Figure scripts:
....
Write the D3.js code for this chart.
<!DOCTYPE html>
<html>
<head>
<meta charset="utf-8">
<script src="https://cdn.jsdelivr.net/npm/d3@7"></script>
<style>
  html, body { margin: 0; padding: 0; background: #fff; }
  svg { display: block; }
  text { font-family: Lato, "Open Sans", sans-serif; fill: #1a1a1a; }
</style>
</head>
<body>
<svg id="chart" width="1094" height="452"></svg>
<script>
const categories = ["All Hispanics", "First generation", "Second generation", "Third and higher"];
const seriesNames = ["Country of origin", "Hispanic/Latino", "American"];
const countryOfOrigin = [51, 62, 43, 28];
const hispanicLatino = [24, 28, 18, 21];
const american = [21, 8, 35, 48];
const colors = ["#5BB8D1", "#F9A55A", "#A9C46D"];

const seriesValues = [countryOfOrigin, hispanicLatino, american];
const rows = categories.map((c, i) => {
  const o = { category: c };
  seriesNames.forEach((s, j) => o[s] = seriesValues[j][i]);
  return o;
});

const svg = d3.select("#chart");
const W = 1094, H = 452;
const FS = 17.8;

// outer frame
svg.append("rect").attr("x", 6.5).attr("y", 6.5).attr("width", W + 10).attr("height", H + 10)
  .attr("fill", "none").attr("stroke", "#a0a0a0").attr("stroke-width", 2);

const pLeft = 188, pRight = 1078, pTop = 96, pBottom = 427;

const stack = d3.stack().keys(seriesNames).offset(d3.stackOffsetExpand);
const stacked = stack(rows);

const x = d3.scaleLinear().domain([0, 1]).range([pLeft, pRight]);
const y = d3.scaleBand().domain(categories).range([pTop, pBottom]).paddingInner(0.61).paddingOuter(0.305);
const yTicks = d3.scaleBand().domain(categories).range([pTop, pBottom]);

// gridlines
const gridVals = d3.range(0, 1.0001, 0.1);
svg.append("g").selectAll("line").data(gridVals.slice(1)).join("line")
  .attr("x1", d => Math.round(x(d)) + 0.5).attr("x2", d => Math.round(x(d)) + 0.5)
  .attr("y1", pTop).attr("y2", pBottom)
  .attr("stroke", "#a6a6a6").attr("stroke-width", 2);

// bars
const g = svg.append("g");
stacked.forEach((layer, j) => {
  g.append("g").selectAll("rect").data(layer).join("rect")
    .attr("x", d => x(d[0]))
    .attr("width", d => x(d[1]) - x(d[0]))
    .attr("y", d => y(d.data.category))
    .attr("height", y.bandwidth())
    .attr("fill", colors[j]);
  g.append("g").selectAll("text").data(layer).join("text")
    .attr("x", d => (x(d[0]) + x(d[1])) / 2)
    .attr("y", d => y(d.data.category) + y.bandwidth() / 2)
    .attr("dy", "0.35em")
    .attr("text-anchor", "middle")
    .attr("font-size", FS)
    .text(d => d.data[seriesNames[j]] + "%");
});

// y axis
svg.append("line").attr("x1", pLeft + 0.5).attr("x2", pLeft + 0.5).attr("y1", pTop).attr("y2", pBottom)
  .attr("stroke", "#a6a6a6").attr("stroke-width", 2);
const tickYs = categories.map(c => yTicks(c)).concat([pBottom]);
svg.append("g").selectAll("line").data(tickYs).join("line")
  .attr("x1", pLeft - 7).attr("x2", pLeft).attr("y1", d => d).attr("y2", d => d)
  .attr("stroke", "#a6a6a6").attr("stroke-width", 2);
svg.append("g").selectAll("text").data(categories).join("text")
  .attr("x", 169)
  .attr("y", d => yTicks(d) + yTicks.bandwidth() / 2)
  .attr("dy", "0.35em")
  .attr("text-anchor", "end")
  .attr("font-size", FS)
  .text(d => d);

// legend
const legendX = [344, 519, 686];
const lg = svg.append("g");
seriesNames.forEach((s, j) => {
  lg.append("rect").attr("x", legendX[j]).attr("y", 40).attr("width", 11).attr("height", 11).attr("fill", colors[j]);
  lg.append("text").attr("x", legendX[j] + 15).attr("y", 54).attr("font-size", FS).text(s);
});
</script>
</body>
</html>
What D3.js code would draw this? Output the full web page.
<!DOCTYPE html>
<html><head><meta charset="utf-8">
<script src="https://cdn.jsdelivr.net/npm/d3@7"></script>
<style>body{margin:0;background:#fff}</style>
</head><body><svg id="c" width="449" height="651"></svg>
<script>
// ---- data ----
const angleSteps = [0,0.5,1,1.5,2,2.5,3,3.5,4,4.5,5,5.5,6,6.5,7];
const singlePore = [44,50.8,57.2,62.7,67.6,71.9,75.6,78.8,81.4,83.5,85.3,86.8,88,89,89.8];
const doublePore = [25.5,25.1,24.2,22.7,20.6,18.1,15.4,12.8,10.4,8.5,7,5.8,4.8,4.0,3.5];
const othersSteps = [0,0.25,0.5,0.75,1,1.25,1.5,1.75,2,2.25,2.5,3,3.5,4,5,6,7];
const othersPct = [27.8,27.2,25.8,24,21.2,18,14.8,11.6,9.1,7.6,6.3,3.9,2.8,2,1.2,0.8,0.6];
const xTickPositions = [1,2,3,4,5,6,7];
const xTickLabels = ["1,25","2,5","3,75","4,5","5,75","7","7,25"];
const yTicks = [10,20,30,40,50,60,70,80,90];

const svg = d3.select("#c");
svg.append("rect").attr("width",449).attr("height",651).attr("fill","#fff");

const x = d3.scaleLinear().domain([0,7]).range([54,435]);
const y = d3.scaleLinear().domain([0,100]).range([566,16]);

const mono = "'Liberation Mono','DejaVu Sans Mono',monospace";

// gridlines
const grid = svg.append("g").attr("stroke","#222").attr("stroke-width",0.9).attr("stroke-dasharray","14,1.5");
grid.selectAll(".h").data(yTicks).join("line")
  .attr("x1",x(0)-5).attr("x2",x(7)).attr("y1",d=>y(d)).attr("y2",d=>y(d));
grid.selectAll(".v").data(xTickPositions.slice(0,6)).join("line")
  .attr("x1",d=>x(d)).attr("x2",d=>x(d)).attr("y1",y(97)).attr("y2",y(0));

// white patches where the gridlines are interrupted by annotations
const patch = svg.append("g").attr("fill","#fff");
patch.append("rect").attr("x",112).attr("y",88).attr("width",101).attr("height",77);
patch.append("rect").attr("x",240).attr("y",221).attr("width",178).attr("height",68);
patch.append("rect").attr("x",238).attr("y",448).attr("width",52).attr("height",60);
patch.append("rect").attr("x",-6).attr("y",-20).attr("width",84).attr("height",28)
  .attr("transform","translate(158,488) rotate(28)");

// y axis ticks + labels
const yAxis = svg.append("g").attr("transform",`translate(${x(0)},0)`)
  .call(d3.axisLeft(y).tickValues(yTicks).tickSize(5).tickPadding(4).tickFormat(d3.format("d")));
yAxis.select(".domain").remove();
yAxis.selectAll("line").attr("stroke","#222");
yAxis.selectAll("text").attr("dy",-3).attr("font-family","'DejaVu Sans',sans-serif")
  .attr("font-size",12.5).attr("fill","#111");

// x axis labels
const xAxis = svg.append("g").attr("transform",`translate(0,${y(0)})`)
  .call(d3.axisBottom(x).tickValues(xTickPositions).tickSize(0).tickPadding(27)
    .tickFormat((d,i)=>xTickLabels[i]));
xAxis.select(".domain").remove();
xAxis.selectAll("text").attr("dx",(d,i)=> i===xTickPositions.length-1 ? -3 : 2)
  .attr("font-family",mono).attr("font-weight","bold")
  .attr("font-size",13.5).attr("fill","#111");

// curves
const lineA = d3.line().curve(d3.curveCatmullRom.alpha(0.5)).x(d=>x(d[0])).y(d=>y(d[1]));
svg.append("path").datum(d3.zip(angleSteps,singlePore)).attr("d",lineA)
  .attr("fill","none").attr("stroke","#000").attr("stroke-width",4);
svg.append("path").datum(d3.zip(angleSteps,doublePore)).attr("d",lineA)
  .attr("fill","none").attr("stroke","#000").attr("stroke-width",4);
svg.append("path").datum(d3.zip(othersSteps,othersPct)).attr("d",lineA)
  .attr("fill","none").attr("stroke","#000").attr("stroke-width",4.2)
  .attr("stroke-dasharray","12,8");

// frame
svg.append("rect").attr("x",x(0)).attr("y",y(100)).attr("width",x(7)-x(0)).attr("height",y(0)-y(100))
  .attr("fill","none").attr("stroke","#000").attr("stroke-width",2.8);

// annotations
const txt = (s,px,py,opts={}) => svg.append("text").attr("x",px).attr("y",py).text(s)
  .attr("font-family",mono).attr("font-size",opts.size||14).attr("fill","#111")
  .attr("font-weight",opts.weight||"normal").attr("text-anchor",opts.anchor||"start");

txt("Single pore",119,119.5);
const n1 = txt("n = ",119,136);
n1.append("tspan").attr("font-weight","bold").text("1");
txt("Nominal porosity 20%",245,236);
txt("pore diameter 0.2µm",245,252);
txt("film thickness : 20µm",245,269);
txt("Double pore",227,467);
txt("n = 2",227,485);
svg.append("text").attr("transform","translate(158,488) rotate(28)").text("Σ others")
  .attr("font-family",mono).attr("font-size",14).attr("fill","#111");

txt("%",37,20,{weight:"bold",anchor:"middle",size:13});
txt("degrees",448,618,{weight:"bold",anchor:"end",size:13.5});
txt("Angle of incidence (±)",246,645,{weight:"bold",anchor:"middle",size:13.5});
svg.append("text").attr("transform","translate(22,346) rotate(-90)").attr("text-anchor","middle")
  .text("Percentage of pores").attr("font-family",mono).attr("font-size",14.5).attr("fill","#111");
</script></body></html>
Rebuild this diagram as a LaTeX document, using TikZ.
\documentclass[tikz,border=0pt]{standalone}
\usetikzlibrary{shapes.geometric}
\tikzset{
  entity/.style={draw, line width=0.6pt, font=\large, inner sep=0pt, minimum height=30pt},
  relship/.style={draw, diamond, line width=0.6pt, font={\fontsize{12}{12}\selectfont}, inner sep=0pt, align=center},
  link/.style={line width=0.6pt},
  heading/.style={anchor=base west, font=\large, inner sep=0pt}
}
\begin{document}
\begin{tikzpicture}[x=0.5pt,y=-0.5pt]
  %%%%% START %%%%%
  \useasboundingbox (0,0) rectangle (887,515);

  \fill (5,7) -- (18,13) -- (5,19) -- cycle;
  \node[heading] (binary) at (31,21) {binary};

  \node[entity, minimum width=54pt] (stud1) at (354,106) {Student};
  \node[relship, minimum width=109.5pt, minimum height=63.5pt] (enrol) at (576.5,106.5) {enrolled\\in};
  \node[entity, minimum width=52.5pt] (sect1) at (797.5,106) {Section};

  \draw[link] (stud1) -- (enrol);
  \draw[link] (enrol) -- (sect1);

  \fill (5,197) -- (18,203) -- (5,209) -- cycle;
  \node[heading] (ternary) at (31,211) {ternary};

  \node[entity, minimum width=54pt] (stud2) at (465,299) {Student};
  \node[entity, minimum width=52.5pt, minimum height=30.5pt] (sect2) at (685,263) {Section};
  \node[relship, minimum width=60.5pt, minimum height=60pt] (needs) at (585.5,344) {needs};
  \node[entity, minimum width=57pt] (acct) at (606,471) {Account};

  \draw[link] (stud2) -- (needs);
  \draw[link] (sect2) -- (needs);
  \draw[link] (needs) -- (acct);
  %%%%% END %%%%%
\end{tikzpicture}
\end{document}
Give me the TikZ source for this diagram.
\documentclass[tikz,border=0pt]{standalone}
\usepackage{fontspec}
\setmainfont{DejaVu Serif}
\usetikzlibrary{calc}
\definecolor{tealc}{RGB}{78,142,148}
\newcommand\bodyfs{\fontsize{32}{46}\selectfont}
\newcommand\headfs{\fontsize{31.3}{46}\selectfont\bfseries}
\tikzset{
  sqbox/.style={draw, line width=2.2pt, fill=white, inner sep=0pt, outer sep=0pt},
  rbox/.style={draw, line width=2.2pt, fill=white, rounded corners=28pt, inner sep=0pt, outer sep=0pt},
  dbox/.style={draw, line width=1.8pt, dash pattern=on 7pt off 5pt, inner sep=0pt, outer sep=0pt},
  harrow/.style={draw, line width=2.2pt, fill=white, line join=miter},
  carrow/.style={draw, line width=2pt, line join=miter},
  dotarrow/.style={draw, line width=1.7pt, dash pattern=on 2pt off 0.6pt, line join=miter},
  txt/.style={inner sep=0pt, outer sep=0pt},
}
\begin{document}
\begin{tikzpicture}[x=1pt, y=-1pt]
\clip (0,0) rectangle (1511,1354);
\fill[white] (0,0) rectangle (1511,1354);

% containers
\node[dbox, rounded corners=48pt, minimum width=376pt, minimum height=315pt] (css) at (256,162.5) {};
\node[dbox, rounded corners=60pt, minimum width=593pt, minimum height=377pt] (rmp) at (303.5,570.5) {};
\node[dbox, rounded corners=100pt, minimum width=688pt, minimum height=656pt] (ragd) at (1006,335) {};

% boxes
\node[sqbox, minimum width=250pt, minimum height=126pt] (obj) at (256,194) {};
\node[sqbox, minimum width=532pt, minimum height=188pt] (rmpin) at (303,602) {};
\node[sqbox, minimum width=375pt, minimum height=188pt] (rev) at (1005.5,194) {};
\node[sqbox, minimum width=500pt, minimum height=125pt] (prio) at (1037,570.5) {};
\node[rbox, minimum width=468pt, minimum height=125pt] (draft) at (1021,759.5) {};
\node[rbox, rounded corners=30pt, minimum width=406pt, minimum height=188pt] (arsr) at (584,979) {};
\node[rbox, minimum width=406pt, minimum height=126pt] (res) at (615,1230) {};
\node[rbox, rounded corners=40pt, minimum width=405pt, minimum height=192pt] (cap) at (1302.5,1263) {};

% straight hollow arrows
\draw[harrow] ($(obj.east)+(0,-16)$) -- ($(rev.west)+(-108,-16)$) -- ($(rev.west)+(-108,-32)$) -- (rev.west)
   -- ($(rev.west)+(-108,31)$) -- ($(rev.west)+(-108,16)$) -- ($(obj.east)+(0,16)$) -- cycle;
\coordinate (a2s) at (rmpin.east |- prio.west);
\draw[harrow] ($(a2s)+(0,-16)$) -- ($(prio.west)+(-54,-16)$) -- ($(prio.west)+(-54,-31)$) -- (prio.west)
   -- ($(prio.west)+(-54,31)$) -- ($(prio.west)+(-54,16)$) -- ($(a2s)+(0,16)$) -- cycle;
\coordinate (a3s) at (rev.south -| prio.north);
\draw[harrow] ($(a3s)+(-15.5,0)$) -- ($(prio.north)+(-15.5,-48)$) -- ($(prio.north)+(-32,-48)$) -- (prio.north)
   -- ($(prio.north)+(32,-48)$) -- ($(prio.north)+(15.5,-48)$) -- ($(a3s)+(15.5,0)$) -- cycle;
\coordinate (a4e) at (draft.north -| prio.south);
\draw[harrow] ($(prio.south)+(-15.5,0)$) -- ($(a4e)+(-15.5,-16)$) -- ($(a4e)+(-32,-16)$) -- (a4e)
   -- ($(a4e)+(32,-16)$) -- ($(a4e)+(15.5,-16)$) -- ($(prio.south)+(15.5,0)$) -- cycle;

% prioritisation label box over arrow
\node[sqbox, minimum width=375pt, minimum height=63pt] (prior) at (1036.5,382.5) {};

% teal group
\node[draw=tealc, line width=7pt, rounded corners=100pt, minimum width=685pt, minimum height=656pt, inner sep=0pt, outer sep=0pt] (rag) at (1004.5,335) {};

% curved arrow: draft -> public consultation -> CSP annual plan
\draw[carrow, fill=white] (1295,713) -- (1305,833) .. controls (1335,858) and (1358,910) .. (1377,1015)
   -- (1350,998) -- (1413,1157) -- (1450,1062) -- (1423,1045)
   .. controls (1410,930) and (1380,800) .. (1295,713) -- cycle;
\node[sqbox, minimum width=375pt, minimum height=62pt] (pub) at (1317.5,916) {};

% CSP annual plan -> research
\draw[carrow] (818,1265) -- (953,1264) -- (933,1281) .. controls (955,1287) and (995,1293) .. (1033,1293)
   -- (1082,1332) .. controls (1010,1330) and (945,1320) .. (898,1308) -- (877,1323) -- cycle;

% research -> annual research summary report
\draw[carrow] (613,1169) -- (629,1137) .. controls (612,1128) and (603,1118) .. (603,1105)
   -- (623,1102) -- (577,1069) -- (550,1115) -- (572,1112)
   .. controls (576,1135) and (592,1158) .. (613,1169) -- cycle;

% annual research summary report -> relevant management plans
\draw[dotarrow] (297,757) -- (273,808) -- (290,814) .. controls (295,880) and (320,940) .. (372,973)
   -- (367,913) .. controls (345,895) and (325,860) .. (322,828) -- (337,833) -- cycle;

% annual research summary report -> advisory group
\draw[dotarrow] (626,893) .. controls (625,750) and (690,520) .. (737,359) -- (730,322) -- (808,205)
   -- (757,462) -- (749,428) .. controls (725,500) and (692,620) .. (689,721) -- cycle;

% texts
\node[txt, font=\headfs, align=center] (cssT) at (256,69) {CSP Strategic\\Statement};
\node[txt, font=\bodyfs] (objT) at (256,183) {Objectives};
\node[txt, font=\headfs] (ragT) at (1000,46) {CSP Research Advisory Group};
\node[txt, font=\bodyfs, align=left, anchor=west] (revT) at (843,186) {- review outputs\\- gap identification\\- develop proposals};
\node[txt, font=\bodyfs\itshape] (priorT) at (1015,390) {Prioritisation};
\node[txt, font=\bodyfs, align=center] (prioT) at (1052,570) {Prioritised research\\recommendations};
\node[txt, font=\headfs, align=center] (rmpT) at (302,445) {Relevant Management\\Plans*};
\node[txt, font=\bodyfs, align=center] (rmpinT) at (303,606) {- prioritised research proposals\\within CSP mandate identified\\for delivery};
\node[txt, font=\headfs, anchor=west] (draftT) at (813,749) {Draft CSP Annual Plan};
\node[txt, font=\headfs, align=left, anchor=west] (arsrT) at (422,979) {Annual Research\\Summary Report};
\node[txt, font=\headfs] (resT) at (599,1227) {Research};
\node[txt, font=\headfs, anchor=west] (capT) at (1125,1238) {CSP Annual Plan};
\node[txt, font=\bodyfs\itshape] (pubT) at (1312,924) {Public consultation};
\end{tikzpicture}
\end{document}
....
- _WRITTEN PROBLEM_: Each line that has the word "code" should be copied.

- _CORRECT OUTPUT_:
Write the D3.js code for this chart.
What D3.js code would draw this? Output the full web page.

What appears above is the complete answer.